The Family Estrangement Trend
The Family Estrangement Trend talk explores how broken family ties are a growing cultural reality and what this means for individuals and communities. Recent data shows that a significant share of American adults report cutoffs with close relatives: 38% say they are currently estranged from a family member — including 24% from a sibling, 16% from a parent, 10% from a child, 9% from a grandparent, and 6% from a grandchild. Estrangement often stems from deep conflict, betrayal, or harmful behavior, not just misunderstandings. National research also finds that adult children are over four times more likely to be estranged from fathers (26%) than mothers (6%), and that many estrangements can resolve over time. These trends challenge cultural myths about family closeness and call believers to grace, healing, and intentional reconciliation.
At THINQ Summit 2025, 42% of attendees said they’ve experienced family estrangement—and nearly 40% said it’s lasted more than five years.
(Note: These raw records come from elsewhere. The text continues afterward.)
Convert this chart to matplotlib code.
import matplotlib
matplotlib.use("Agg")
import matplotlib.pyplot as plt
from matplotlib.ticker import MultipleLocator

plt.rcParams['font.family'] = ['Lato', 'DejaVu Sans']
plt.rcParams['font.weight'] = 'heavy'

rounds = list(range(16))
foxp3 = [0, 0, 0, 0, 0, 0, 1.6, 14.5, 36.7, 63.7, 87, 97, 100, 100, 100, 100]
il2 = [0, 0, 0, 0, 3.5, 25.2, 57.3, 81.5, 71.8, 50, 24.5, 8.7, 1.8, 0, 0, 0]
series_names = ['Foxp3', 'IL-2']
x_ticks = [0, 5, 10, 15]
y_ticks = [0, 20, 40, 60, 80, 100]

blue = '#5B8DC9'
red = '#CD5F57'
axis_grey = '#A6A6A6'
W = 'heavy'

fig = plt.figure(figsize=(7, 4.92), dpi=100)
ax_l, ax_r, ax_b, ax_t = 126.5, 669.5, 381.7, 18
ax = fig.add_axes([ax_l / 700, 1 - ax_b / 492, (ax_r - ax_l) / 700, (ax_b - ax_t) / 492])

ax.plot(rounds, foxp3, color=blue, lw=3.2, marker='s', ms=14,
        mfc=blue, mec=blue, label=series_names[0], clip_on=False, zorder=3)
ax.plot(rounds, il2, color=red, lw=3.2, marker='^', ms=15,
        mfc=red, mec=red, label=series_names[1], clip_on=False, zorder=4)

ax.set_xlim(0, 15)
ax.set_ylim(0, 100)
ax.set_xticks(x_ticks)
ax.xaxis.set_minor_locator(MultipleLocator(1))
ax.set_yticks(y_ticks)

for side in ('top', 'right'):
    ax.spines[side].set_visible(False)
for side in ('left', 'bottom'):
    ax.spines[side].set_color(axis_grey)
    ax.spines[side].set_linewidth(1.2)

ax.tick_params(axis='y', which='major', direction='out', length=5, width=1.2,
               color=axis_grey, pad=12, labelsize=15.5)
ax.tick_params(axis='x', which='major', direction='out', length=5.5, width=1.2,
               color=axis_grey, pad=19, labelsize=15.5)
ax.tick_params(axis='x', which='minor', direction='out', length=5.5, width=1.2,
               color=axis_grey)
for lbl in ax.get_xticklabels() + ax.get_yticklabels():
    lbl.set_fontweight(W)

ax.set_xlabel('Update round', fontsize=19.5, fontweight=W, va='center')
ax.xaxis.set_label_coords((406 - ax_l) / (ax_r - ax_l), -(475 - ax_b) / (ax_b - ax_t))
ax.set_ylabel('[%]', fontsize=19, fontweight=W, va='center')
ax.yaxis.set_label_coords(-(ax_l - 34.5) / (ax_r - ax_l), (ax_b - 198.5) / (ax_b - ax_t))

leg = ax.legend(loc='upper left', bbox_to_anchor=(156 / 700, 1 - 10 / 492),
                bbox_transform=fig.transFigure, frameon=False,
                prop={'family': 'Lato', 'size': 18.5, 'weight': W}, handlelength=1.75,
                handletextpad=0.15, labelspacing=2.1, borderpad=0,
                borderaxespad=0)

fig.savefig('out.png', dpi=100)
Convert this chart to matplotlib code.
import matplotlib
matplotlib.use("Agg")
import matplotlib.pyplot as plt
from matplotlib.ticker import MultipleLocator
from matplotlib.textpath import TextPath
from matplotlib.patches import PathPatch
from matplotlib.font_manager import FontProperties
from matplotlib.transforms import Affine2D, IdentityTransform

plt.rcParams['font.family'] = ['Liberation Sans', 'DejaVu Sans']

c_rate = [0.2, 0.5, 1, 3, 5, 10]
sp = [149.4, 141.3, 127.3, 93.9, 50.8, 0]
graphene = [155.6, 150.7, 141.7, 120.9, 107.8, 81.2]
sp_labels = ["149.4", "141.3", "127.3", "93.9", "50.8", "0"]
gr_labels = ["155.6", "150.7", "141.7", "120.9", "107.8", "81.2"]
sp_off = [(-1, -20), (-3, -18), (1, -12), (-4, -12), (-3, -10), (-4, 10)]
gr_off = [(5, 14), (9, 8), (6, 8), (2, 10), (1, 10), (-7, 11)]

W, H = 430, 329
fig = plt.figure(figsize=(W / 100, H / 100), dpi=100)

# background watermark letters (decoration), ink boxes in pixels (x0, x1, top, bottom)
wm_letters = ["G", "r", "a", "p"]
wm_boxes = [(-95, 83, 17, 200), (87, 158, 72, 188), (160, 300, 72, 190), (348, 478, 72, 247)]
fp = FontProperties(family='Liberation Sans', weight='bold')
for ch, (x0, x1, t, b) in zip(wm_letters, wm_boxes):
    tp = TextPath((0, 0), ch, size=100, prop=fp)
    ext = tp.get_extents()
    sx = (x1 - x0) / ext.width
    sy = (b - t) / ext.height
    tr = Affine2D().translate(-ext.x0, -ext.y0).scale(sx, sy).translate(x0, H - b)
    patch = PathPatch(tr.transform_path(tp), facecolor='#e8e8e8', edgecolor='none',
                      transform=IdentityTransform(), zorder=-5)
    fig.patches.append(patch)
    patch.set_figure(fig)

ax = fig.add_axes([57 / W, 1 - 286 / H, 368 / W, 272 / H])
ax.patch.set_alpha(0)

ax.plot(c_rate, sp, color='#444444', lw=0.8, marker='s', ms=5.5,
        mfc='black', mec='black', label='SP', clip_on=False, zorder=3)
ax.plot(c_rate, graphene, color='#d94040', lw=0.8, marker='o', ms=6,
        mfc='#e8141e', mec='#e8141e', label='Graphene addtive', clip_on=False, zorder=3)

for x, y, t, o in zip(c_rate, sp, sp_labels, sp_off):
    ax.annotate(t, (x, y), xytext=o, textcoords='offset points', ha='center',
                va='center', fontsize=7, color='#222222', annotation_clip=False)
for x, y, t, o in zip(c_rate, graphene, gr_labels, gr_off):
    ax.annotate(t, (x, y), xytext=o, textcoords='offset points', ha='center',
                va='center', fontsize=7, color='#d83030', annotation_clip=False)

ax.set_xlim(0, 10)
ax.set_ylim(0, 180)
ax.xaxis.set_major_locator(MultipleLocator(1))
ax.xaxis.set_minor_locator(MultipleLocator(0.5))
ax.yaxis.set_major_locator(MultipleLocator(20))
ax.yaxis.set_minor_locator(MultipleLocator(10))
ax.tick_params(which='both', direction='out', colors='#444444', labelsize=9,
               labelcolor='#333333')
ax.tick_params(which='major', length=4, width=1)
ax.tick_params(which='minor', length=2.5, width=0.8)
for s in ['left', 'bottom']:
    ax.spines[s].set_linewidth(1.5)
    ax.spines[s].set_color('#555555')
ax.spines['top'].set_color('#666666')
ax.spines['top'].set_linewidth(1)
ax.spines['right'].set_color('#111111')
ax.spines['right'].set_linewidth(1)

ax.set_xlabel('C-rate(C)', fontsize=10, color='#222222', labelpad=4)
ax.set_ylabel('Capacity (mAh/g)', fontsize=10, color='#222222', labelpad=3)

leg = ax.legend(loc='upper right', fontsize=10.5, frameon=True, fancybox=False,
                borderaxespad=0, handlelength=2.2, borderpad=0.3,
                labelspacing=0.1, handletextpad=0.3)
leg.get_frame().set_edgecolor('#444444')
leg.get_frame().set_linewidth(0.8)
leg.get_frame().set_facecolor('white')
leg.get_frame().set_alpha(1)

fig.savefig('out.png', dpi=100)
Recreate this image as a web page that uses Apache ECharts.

Behind those numbers are stories of distance, misunderstanding, and the quiet ache of relationships we wish were whole again.
Matthias Barker explores The Family Estrangement Trend—revealing how emotional wounds, neglect, and mismatched expectations are fracturing the modern family. Drawing from data and experience, he offers a hopeful path toward repair—reminding us that healing begins when we stop running from pain and start engaging it with grace.
Through the THINQ lens, Matthias invites us to think theologically about forgiveness and reconciliation and lean in with nuance—asking honest questions about our own part in the story. What does grace look like when trust is broken? How do we hold both truth and tenderness in the same conversation? Healing often begins not with answers, but with curiosity and courage.
This conversation doesn’t offer easy answers—it offers hope. Because no matter how far the distance, redemption is still possible.